WHAT YOU HAVE TO DO >>
Search the data for the word "that". Reproduce every line where it is found.

— START MATERIAL —

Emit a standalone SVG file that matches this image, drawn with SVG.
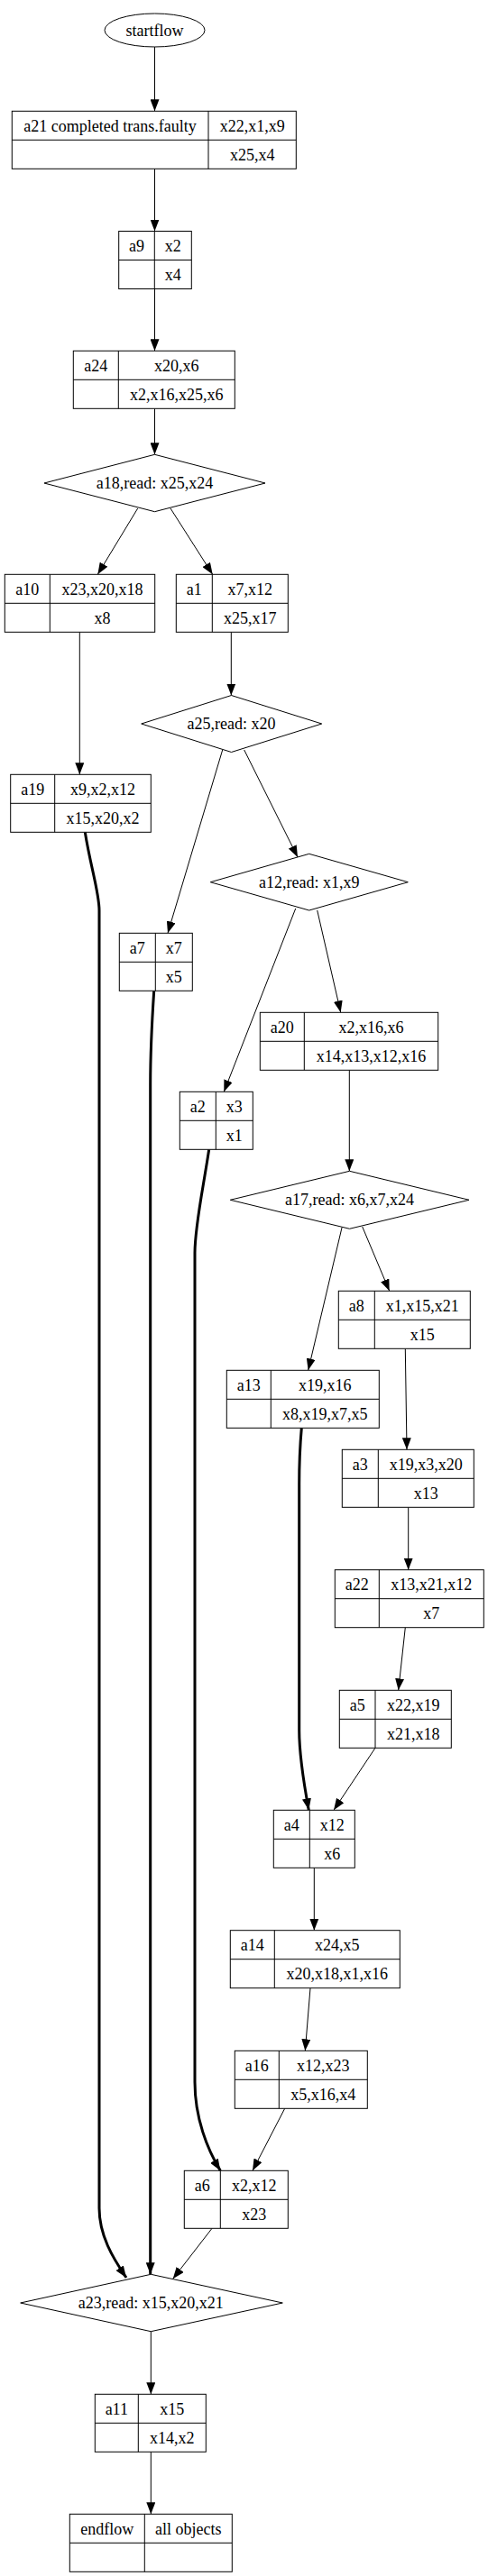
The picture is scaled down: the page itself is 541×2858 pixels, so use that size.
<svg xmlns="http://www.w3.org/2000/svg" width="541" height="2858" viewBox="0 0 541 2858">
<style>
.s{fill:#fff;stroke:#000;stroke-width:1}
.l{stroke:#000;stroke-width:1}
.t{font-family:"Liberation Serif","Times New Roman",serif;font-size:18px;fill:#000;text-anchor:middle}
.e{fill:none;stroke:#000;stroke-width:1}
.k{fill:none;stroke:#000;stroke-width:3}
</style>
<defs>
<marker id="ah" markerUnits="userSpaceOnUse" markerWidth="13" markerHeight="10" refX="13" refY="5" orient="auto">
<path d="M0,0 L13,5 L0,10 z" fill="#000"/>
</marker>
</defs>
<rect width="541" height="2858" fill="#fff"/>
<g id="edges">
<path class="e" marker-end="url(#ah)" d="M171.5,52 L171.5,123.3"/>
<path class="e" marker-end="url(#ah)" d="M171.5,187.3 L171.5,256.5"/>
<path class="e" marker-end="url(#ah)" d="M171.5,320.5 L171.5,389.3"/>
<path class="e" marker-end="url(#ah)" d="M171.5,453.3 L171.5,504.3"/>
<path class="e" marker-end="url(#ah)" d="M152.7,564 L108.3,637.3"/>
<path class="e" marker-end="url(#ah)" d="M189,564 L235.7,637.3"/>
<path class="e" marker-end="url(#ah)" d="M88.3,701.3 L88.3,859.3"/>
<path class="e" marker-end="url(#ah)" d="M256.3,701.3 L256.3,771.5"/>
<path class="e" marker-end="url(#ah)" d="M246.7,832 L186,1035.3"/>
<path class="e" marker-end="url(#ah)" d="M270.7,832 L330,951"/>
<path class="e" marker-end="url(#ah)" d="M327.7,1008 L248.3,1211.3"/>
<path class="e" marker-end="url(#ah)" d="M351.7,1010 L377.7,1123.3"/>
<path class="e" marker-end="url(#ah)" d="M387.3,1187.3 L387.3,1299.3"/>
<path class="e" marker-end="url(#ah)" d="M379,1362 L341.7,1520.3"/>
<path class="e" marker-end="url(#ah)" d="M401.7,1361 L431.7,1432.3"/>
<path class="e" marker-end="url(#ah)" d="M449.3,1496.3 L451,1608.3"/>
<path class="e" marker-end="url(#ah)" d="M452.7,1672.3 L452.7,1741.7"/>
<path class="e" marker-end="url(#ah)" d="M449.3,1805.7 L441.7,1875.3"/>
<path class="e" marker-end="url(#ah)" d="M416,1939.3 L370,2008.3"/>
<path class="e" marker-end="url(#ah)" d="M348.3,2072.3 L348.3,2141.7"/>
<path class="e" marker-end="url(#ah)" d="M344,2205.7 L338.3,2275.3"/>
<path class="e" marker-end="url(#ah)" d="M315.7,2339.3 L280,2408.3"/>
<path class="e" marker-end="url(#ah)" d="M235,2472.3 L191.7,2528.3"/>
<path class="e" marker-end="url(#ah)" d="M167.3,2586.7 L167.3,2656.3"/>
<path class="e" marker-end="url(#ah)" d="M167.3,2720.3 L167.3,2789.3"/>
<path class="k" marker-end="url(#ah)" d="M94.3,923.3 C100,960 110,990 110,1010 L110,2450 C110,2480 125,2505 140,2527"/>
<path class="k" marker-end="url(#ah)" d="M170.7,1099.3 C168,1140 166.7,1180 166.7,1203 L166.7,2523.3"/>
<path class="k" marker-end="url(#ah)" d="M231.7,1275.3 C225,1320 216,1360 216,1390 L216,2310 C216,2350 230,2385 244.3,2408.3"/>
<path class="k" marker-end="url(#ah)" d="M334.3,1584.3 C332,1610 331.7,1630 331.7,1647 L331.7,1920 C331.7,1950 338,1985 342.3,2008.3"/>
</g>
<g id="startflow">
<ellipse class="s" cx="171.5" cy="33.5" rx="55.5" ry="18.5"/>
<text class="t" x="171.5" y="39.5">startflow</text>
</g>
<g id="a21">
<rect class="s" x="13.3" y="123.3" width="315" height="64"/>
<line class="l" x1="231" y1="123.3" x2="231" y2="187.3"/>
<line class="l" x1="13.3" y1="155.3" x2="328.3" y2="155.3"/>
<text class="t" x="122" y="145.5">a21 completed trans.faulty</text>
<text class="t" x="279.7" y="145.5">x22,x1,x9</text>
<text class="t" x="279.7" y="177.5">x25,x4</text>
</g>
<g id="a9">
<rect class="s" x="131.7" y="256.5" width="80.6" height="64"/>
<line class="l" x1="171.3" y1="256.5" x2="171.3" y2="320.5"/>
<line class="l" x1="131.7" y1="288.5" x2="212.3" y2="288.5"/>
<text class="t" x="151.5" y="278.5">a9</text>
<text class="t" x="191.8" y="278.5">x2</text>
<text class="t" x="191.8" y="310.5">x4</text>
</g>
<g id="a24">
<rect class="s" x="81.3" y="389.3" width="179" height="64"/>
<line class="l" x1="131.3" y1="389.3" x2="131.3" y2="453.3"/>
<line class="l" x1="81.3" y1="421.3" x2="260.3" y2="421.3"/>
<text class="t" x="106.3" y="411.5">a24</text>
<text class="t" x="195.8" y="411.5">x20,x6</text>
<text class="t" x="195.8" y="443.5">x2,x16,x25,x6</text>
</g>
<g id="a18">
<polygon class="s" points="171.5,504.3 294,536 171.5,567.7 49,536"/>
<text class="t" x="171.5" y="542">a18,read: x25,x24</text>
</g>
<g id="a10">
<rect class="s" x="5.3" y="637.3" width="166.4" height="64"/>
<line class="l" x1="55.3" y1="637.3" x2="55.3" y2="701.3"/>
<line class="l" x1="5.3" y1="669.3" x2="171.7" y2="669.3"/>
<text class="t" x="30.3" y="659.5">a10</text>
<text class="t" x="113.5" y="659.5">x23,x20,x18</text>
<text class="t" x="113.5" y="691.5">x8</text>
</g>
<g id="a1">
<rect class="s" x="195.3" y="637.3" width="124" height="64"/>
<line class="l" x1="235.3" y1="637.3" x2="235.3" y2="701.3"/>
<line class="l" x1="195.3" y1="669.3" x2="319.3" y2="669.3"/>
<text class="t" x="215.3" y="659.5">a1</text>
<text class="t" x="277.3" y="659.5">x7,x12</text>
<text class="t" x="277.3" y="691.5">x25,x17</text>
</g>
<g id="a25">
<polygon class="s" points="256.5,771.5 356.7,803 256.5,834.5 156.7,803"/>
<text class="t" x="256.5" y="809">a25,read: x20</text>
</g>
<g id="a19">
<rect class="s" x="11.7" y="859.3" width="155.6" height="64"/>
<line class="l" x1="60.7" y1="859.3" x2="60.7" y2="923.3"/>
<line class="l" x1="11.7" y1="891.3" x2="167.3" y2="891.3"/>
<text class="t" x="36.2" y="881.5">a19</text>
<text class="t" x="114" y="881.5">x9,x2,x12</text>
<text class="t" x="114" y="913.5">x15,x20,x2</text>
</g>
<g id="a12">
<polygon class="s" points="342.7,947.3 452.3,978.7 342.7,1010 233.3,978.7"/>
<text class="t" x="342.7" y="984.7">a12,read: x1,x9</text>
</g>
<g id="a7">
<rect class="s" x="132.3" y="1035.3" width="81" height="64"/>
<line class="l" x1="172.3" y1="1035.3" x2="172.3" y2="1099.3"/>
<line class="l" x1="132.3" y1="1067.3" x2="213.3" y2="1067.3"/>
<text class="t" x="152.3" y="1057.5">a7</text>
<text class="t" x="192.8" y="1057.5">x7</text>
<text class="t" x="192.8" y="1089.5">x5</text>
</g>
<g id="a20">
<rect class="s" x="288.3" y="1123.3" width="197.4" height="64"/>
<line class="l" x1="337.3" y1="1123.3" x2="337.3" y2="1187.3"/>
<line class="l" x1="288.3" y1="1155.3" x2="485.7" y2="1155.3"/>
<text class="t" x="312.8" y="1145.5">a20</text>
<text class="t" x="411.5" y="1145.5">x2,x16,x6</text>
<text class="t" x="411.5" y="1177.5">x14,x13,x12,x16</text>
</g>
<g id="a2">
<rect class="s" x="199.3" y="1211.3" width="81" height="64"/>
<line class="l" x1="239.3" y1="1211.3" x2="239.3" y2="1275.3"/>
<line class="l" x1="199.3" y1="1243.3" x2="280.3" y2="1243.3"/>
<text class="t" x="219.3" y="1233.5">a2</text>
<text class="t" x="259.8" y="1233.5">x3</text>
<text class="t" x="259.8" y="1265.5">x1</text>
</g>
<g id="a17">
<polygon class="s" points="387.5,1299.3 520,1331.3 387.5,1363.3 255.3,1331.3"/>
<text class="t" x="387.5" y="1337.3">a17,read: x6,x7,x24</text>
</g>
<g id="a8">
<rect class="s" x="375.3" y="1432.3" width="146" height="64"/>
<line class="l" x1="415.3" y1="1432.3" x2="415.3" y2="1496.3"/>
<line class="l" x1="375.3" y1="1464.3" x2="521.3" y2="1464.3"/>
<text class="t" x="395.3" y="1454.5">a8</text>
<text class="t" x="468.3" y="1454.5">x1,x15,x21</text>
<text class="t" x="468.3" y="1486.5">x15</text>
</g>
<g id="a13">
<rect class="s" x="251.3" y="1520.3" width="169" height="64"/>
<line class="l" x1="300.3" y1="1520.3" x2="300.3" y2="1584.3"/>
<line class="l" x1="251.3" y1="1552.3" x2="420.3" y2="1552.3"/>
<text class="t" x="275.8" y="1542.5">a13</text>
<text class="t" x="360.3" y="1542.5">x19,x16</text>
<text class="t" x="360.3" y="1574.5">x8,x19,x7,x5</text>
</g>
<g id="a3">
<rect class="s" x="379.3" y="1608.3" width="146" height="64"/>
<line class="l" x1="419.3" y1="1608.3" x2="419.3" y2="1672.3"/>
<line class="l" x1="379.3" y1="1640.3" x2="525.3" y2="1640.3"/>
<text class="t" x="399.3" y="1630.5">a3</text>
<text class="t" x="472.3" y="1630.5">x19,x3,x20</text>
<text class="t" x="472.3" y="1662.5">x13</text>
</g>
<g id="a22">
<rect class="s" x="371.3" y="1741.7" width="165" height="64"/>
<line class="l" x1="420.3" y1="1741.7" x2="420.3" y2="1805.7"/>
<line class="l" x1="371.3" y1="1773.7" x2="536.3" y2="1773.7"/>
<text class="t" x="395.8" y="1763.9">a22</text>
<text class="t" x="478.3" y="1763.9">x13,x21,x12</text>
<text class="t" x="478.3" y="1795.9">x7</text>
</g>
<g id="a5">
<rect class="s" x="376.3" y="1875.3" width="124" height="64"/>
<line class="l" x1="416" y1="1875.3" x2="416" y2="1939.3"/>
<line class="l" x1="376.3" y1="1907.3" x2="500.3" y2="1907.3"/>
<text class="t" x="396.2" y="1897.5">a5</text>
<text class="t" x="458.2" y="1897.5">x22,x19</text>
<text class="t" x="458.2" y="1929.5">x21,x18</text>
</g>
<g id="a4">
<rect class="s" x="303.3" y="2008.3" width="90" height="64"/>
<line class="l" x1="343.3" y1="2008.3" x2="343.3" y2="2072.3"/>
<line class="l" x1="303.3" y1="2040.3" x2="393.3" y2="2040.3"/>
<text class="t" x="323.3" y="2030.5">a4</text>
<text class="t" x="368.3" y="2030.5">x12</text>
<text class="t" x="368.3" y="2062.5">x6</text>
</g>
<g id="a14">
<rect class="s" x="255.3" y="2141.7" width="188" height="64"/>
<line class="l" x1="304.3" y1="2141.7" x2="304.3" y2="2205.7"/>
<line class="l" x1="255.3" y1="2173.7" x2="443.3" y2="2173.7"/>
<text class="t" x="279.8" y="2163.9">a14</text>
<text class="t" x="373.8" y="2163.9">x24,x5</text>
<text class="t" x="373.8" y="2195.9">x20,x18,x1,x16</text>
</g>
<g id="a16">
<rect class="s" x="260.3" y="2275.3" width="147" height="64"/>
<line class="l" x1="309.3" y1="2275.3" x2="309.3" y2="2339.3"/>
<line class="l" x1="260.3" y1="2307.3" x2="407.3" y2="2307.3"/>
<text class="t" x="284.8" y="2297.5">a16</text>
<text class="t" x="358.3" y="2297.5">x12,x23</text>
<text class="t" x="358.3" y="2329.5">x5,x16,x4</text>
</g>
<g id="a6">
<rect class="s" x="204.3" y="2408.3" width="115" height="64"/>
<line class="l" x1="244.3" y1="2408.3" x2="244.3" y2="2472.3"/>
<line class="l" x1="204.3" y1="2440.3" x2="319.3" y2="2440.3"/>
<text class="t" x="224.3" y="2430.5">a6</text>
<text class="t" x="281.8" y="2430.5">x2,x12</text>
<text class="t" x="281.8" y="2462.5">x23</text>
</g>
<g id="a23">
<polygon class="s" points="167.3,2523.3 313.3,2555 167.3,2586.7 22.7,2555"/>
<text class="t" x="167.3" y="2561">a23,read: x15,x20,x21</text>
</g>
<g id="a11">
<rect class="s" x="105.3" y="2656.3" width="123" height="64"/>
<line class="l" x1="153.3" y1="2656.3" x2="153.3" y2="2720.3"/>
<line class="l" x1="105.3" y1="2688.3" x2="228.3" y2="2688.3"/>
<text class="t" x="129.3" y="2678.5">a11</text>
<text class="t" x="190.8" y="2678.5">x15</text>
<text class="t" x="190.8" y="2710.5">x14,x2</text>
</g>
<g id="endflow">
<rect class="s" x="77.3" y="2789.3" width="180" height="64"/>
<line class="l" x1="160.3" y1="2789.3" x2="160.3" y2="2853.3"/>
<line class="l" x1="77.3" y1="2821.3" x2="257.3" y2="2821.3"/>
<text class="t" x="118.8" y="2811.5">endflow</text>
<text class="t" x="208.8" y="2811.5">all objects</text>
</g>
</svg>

— END MATERIAL —

FINAL RESULT >>
Emit a standalone SVG file that matches this image, drawn with SVG.
The picture is scaled down: the page itself is 541×2858 pixels, so use that size.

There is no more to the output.